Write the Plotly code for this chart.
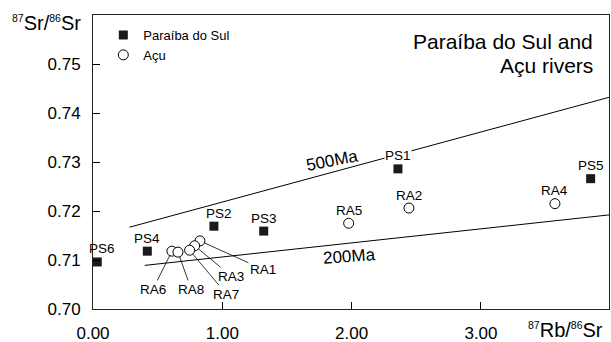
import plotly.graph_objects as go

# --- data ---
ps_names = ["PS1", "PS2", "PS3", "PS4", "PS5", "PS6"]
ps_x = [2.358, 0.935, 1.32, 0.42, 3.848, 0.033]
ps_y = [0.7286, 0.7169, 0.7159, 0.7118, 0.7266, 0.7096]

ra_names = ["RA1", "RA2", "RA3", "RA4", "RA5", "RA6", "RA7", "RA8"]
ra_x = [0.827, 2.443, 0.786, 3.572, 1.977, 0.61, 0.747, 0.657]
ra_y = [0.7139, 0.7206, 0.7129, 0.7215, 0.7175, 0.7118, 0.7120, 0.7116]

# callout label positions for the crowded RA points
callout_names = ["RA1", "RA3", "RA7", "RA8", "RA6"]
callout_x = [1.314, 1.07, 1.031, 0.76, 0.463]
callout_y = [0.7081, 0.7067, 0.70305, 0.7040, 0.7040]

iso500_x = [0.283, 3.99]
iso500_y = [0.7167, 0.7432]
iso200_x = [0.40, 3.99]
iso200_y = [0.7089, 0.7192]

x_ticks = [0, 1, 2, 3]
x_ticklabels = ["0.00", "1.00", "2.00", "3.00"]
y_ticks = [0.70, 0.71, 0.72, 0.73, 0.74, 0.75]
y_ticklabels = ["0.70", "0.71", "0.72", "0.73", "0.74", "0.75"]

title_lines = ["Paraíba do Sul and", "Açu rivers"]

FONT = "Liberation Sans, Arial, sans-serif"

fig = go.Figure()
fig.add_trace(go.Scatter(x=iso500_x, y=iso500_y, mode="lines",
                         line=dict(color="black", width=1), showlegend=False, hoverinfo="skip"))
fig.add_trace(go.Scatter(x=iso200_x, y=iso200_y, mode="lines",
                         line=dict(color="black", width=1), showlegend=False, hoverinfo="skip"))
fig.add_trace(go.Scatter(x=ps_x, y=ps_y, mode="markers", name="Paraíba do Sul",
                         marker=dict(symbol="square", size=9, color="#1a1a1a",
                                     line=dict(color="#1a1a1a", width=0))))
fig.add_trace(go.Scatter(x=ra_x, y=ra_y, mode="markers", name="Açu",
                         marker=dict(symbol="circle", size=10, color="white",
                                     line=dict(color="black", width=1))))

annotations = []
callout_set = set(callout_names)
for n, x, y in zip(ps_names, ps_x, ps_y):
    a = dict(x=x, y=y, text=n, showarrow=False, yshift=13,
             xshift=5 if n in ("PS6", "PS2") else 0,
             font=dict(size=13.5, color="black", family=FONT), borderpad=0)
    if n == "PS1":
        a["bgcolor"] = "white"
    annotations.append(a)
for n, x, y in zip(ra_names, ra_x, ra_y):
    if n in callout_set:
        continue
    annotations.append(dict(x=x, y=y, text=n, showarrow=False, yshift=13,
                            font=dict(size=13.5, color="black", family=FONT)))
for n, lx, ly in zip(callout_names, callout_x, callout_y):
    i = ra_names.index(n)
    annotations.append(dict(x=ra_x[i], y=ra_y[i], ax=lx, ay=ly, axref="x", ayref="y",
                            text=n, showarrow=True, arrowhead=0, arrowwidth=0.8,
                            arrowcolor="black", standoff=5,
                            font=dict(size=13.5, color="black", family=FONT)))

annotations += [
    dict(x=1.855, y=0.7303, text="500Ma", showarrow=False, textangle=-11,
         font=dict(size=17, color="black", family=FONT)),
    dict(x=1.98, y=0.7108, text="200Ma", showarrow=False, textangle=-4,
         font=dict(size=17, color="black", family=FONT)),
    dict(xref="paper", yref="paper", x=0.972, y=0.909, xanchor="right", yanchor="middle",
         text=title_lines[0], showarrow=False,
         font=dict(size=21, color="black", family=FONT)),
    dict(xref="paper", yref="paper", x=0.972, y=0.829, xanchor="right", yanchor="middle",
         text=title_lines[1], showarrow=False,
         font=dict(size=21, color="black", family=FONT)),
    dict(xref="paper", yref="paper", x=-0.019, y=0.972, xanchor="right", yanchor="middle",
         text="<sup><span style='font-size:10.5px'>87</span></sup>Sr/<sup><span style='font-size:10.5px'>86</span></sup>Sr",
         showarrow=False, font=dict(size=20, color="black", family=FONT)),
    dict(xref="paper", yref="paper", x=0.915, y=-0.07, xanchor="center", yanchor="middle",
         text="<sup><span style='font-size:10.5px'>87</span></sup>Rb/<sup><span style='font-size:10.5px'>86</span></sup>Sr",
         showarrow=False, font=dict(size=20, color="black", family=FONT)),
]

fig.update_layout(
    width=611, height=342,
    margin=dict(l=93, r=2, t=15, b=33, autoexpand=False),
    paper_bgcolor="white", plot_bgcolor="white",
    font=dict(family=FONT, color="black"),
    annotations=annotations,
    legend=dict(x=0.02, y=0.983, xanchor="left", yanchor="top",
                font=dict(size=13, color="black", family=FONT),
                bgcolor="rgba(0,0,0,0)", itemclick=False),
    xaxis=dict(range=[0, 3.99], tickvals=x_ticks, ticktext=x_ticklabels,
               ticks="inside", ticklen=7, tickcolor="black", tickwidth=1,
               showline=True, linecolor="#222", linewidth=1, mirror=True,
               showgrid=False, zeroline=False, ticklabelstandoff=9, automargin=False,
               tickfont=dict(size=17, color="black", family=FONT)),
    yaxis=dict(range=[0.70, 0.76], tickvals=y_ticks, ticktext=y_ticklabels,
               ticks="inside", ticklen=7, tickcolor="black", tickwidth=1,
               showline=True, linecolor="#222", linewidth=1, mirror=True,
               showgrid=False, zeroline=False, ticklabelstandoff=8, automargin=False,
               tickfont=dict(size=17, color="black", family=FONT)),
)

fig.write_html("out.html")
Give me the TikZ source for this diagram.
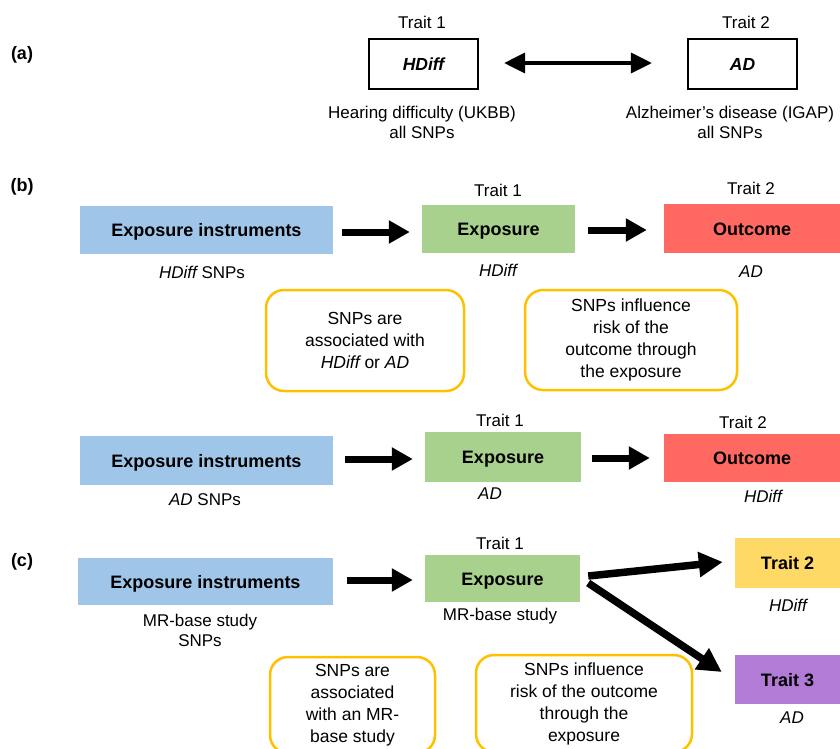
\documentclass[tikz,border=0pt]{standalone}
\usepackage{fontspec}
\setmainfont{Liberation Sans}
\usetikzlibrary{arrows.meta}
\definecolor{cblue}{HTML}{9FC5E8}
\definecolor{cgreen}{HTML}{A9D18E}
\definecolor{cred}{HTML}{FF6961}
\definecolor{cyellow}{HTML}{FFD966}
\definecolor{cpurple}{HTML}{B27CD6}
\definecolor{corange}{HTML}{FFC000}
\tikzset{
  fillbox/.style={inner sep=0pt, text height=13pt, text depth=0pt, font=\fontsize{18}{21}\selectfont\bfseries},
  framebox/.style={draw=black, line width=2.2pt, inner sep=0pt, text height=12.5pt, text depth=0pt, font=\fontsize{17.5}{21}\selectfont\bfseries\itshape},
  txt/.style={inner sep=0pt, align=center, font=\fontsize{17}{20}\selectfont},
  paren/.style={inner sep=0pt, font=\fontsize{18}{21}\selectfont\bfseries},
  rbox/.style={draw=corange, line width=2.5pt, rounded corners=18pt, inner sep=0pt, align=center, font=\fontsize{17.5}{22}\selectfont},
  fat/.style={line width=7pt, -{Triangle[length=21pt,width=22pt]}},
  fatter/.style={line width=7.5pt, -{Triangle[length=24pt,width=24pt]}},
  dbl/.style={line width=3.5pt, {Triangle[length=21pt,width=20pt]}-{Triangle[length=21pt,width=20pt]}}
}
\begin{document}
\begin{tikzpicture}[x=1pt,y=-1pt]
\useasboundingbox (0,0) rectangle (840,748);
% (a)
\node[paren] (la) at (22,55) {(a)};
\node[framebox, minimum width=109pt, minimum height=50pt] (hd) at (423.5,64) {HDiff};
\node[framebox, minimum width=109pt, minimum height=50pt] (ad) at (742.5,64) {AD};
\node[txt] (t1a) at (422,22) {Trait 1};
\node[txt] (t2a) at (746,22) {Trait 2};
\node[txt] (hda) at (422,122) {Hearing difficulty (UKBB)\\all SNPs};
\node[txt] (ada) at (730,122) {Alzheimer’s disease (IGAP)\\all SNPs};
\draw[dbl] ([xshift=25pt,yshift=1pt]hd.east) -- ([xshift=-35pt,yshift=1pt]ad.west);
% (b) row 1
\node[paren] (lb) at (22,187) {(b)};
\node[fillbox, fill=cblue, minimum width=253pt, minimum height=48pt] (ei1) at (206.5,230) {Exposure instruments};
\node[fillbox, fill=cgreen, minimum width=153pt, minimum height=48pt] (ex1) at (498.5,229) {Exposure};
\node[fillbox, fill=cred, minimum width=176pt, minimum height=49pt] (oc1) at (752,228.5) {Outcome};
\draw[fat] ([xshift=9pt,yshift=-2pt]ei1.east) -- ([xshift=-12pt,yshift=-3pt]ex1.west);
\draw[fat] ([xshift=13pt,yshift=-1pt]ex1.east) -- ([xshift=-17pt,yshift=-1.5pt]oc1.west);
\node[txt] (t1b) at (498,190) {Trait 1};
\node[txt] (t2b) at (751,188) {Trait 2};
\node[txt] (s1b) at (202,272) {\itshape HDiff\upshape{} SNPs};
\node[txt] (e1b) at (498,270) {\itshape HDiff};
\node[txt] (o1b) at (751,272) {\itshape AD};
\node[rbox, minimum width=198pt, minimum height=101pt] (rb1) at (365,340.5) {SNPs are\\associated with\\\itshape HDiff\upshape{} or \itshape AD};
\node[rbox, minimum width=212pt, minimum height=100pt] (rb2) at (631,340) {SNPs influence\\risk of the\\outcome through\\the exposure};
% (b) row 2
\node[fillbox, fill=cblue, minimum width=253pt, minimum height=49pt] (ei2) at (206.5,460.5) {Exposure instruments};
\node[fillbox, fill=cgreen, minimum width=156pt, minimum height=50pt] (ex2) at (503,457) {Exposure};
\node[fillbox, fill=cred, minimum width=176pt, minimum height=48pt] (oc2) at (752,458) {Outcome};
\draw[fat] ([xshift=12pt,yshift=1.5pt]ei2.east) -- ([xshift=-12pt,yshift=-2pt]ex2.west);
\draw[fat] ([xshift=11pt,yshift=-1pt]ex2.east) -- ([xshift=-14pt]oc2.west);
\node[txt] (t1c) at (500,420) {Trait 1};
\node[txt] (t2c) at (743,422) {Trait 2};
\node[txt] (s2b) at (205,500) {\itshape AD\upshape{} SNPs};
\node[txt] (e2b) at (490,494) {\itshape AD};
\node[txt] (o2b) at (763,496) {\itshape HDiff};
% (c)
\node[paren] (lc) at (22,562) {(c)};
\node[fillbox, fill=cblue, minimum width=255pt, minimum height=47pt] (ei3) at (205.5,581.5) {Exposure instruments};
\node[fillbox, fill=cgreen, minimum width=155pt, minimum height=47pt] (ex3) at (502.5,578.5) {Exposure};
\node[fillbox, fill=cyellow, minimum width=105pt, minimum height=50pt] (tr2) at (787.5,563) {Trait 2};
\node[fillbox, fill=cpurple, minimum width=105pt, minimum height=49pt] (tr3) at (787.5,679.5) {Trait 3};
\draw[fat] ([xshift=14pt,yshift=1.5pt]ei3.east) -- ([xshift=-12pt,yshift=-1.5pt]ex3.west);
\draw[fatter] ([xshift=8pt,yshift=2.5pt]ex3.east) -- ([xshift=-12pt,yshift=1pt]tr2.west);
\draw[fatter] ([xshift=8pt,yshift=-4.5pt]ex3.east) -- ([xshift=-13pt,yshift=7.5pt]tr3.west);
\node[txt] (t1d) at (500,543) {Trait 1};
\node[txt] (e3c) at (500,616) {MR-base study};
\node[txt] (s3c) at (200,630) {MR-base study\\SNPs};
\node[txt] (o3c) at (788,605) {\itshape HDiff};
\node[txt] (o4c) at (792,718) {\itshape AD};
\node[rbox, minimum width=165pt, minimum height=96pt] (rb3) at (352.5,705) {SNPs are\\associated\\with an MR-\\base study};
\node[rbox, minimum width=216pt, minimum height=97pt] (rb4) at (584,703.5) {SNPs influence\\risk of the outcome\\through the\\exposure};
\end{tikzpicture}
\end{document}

-.-.-

• **EXERCISE PROMPT**:
Reply with only the number of lines in the material above where the string "this" appears.

• **ANSWER TO THE PROBLEM**:
2